The rift goes beyond socioeconomic or class differences, says Bob Sehlinger, author of “The Unofficial Guide to Walt Disney World” (Macmillan).

“If you take the population of people you would consider to be educated and bright and to exhibit good taste, there’s a split right down the middle,” he said.

“There are good friends of mine who, I think, are just brilliant people and they just love the place. And there are other people who go into anaphylactic shock and break into hives.”

I give credit where due: The famed Disney attention to detail, skill with a spectacle and devotion to cleanliness are enormously impressive.

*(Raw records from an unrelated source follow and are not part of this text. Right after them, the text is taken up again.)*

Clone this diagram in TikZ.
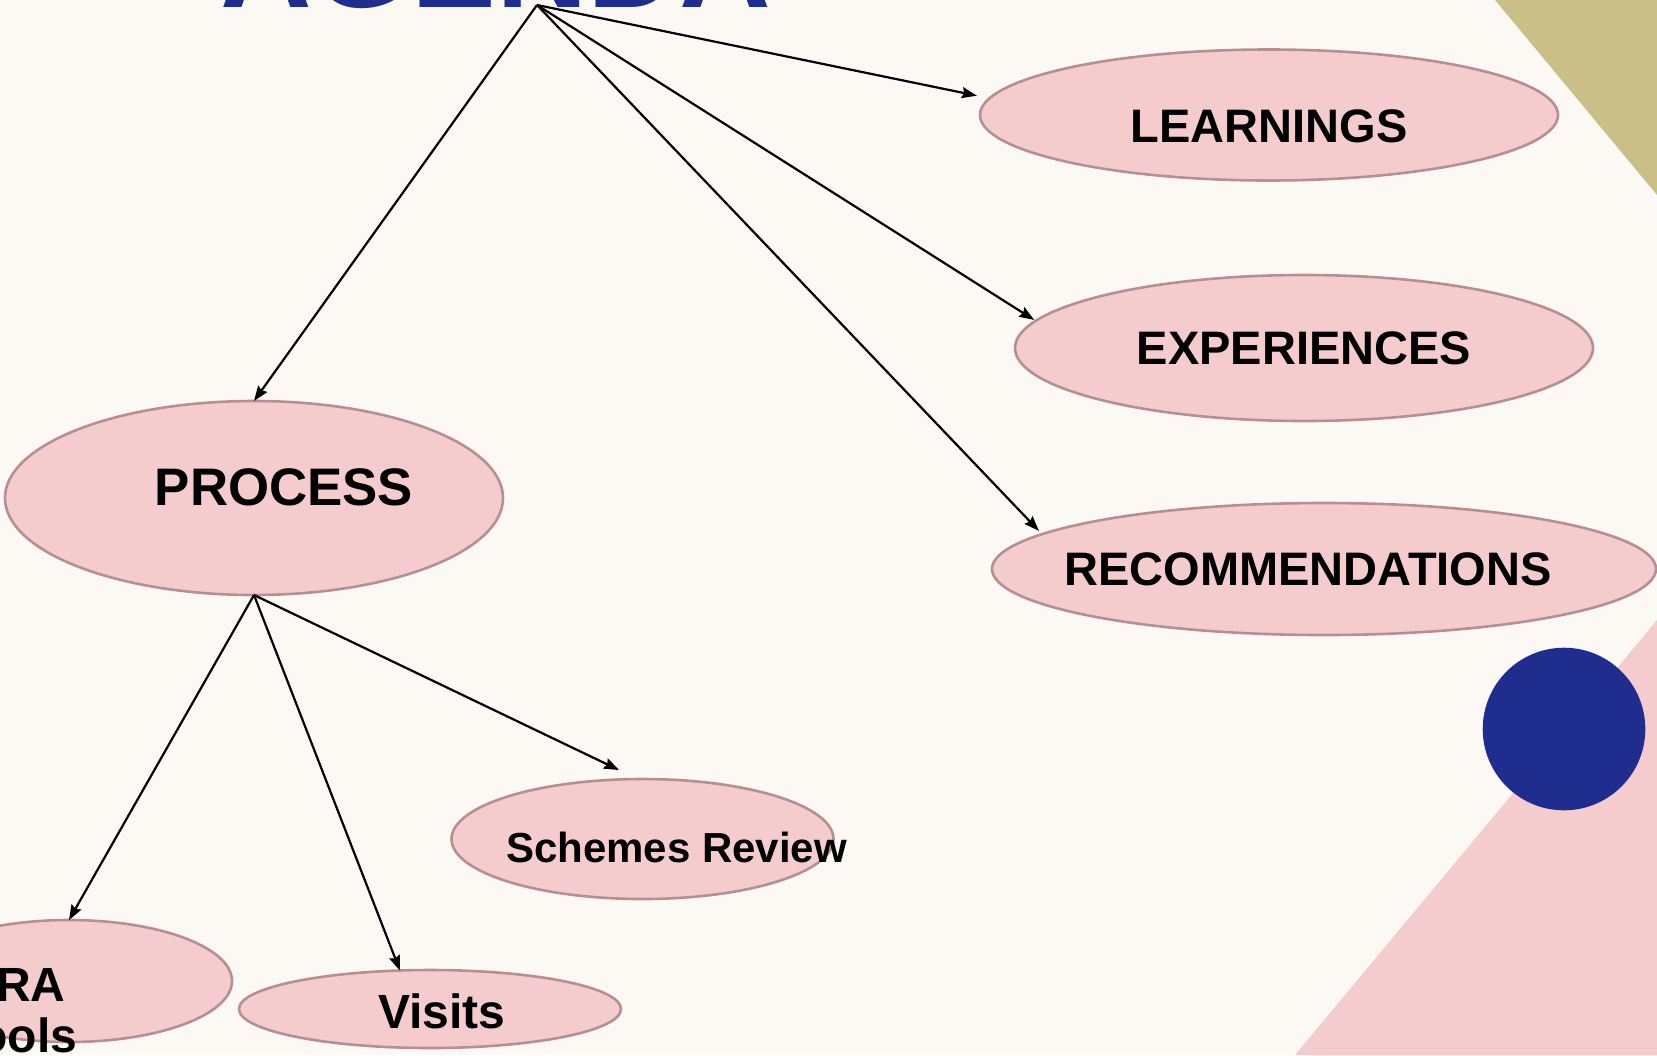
\documentclass[tikz,border=0pt]{standalone}
\usepackage{fontspec}
\setmainfont{Liberation Sans}
\usetikzlibrary{shapes.geometric, arrows.meta}
\definecolor{bg}{HTML}{FCF9F5}
\definecolor{rose}{HTML}{F4CCCE}
\definecolor{roseline}{HTML}{B68E94}
\definecolor{navy}{HTML}{1F2D8E}
\definecolor{olive}{HTML}{CBBF88}
\begin{document}
\begin{tikzpicture}[x=0.5pt, y=-0.5pt, line join=round, >={Stealth[length=7.5pt, width=5.5pt, inset=1pt]},
  topic/.style={ellipse, fill=rose, draw=roseline, line width=1.3pt, inner sep=0pt, outer sep=0pt},
  lbl/.style={font=\bfseries\fontsize{#1}{#1}\selectfont, inner sep=0pt}]
    \useasboundingbox (0,0) rectangle (1657,1055);
    \clip (0,0) rectangle (1657,1055);
    \fill[bg] (0,0) rectangle (1657,1055);
    % corner decoration
    \fill[olive] (1495,0)--(1657,0)--(1657,195)--cycle;
    \fill[rose] (1657,620)--(1657,1055)--(1295,1055)--cycle;
    \fill[navy] (1564,729) circle (40.65pt);
    \node[navy, anchor=base, lbl=63.5] (title) at (496,7) {AGENDA};
    \path (537,5) coordinate (root);
    % first level
    \node[topic, minimum width=289pt, minimum height=65.5pt, label={[lbl=23.5, yshift=-5.5pt]center:LEARNINGS}] (learn) at (1269,115) {};
    \node[topic, minimum width=289pt, minimum height=73pt, label={[lbl=23.5]center:EXPERIENCES}] (exper) at (1304,348) {};
    \node[topic, minimum width=332pt, minimum height=66pt, label={[lbl=23.5, xshift=-8pt]center:RECOMMENDATIONS}] (recom) at (1324,569) {};
    \node[topic, minimum width=249pt, minimum height=97pt, label={[lbl=26.4, xshift=15pt, yshift=5.5pt]center:PROCESS}] (proc) at (254,498) {};
    % second level
    \node[topic, minimum width=191pt, minimum height=60pt, label={[lbl=21, xshift=17pt, yshift=-4pt]center:Schemes Review}] (schemes) at (642.5,839) {};
    \node[topic, minimum width=191pt, minimum height=39pt, label={[lbl=24, xshift=6pt, yshift=-1pt]center:Visits}] (visits) at (430,1009) {};
    \node[topic, minimum width=163pt, minimum height=61pt, label={[lbl=24, align=center, xshift=-27pt, yshift=-15pt]center:PRA\\[1.5pt]Tools}] (tools) at (69,981) {};
    \foreach \t/\s in {learn.176/-16, exper.174/-3, recom.172/-14, proc.north/0}
    \draw[->, line width=1.1pt] (root)--([xshift=\s*0.5pt]\t);
    \foreach \t in {tools.north, visits.128}
    \draw[->, line width=1.1pt] (proc.south)--(\t);
    \draw[->, line width=1.1pt] (proc.south)--([shift={(-23.5,-9)}]schemes.north);
\end{tikzpicture}
\end{document}
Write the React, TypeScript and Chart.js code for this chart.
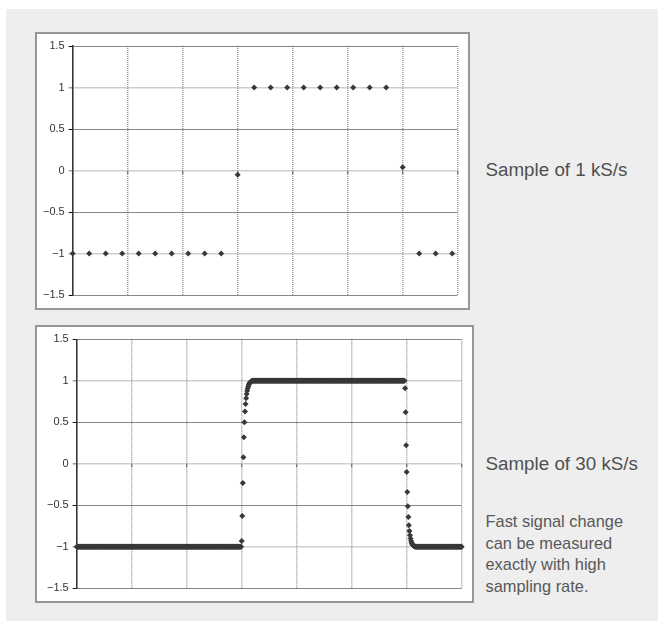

But the price of admission also includes what I regard as extreme unpleasantries: long marches between attractions spent trying not to lose young children, a car-tram-monorail commute from our Disney hotel more arduous than my trip to work, the obvious artifice in everything you see.

Not to mention the uneasy feeling of being in thrall to some sort of benevolent dictatorship that owns the amusements, the stores, the land, the lagoons, the beaches, the roads, the transportation systems, the hotels, the restaurants and even, when the searchlights ply the Florida sky at night, the very heavens.

The value in what you get in return eludes me. There is nothing offensive about charming amusement park rides, robot animals, special-effects movies and live musical shows, but nothing so extraordinary that I thought it worth the enormous cost.

What was extraordinary was that while our two children and their best friend, ages 5, 6 and 7, enjoyed the attractions well enough, what they really wanted to do was just play.

“When can we leave and go swimming?” our older daughter begged repeatedly.

I couldn’t blame them. They wanted to make the action, not watch it.